**Aim of the exercise**
Check each line for the word "this" and give how many have it. Say nothing else.

**Available data**

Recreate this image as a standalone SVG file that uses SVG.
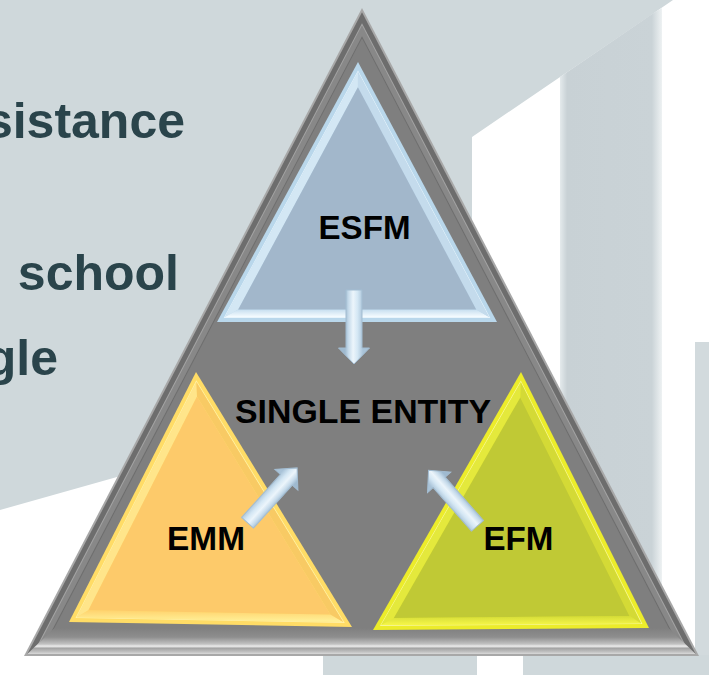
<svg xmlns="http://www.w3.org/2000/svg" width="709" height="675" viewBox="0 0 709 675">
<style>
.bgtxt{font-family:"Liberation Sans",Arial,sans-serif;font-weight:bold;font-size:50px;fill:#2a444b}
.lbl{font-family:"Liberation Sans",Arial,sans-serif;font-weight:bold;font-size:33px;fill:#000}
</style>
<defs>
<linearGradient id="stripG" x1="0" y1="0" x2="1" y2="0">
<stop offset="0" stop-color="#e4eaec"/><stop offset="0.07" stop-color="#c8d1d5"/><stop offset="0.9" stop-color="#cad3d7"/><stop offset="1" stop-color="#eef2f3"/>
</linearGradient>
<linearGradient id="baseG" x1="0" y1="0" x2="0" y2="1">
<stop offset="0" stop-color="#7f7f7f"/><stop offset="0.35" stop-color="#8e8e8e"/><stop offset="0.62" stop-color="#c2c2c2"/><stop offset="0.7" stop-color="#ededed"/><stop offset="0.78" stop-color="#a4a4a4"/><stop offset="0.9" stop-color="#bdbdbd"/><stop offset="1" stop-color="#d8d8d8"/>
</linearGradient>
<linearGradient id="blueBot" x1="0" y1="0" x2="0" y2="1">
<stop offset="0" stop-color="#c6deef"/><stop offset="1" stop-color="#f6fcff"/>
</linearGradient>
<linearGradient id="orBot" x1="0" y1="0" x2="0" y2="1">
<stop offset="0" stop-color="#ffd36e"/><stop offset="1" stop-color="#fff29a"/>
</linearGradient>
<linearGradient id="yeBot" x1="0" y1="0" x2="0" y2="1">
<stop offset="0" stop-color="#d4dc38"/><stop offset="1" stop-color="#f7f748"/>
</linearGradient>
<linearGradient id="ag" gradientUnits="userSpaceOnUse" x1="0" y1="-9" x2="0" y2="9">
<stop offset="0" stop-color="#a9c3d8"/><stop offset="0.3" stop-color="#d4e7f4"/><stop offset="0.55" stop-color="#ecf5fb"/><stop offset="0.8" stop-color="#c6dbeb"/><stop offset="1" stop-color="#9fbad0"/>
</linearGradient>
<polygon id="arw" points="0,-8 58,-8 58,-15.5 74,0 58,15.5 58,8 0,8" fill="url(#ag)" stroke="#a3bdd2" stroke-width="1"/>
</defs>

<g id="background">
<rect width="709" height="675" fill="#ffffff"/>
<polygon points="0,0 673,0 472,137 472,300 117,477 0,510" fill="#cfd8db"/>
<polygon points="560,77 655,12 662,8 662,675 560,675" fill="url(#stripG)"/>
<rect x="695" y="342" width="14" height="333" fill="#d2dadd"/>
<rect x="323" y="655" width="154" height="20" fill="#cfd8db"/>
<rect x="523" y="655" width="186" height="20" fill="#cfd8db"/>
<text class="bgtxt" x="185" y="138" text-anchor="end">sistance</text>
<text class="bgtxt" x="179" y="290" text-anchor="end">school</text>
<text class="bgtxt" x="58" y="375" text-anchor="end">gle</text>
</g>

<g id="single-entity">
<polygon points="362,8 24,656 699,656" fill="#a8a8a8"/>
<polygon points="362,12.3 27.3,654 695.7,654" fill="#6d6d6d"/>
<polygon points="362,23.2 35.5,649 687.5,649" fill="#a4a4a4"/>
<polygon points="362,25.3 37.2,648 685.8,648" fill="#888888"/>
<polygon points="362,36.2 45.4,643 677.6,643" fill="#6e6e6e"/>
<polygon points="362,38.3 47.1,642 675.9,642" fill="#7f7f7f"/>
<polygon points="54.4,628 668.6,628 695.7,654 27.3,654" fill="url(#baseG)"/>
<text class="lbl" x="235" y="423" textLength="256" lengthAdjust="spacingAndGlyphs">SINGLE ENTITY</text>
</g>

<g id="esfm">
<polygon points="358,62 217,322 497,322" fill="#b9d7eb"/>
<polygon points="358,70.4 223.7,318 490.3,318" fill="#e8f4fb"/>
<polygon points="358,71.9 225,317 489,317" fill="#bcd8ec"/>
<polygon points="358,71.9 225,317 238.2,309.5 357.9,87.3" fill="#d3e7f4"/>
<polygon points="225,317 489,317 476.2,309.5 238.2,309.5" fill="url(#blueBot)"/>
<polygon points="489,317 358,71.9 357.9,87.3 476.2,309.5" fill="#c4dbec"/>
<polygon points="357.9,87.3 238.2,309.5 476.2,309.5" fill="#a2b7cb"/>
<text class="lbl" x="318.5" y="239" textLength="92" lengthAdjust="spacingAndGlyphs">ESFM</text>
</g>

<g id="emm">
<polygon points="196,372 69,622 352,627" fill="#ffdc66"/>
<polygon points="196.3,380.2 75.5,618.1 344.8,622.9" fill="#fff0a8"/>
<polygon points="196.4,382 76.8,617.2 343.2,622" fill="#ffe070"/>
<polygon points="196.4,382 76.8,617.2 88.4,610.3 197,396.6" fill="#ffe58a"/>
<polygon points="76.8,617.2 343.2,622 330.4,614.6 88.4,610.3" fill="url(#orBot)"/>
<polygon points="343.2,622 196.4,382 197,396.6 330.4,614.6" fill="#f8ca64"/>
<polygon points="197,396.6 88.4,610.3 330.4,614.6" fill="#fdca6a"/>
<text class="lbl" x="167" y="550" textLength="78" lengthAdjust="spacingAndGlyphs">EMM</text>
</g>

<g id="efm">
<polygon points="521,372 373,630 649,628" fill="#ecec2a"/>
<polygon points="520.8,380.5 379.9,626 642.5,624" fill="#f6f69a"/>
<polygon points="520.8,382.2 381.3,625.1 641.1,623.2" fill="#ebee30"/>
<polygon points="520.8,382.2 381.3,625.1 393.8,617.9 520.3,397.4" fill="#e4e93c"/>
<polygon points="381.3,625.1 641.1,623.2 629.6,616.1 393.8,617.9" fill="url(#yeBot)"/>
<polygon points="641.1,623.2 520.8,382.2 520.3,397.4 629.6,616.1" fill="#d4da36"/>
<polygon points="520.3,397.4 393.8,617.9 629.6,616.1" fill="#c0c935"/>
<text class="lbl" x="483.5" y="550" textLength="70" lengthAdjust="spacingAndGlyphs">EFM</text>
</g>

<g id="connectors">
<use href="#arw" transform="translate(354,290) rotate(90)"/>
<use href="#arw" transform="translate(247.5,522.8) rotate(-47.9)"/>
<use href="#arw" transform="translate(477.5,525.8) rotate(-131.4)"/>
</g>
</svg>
* * *
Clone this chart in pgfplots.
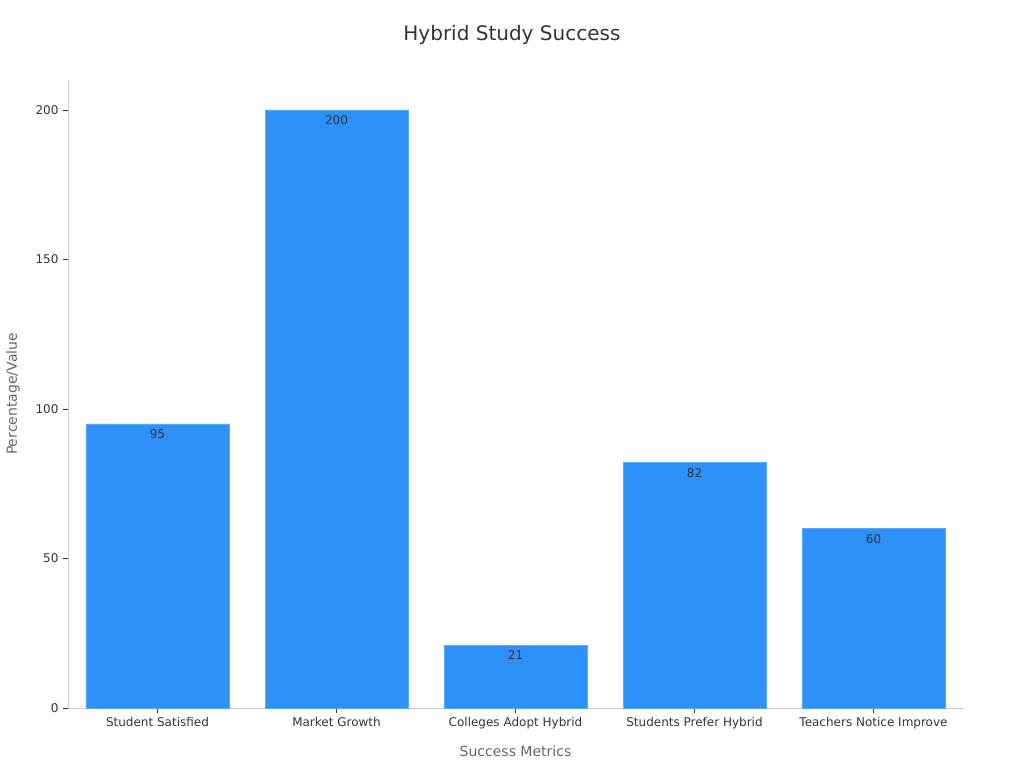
---
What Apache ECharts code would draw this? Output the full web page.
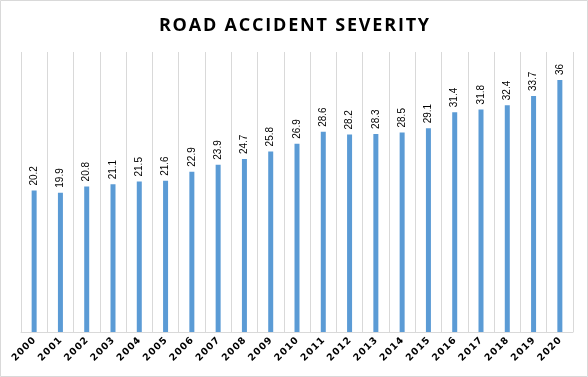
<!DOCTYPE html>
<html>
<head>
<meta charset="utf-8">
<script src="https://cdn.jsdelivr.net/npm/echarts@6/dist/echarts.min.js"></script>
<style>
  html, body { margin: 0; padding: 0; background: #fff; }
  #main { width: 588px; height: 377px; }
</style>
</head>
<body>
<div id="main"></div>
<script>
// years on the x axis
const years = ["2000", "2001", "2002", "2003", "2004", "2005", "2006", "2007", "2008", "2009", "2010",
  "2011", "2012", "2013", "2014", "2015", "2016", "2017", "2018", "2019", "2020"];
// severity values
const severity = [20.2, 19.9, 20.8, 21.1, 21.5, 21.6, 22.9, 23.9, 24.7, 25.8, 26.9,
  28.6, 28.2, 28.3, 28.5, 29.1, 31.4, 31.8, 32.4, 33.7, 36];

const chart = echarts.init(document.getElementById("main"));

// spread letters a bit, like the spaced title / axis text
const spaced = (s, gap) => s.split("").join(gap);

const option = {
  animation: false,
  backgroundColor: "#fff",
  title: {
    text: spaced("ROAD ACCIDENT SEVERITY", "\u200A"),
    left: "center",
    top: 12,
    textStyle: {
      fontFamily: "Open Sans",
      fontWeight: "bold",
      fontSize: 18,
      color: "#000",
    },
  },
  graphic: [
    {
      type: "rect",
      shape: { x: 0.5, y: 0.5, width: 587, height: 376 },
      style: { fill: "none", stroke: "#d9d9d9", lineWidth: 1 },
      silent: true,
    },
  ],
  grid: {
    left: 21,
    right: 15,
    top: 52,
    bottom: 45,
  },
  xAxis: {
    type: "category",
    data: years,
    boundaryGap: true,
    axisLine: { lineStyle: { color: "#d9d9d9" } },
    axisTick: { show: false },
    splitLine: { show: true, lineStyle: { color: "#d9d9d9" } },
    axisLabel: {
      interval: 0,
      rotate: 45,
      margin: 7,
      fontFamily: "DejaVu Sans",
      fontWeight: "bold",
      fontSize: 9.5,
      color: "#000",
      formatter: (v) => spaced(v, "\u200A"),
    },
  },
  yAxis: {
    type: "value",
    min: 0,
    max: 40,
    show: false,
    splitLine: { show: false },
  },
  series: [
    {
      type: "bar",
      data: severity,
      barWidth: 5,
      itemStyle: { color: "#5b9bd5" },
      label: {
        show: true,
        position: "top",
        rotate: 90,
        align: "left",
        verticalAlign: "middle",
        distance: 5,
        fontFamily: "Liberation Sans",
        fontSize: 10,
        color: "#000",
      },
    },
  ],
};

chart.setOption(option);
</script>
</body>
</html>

**Response below**
3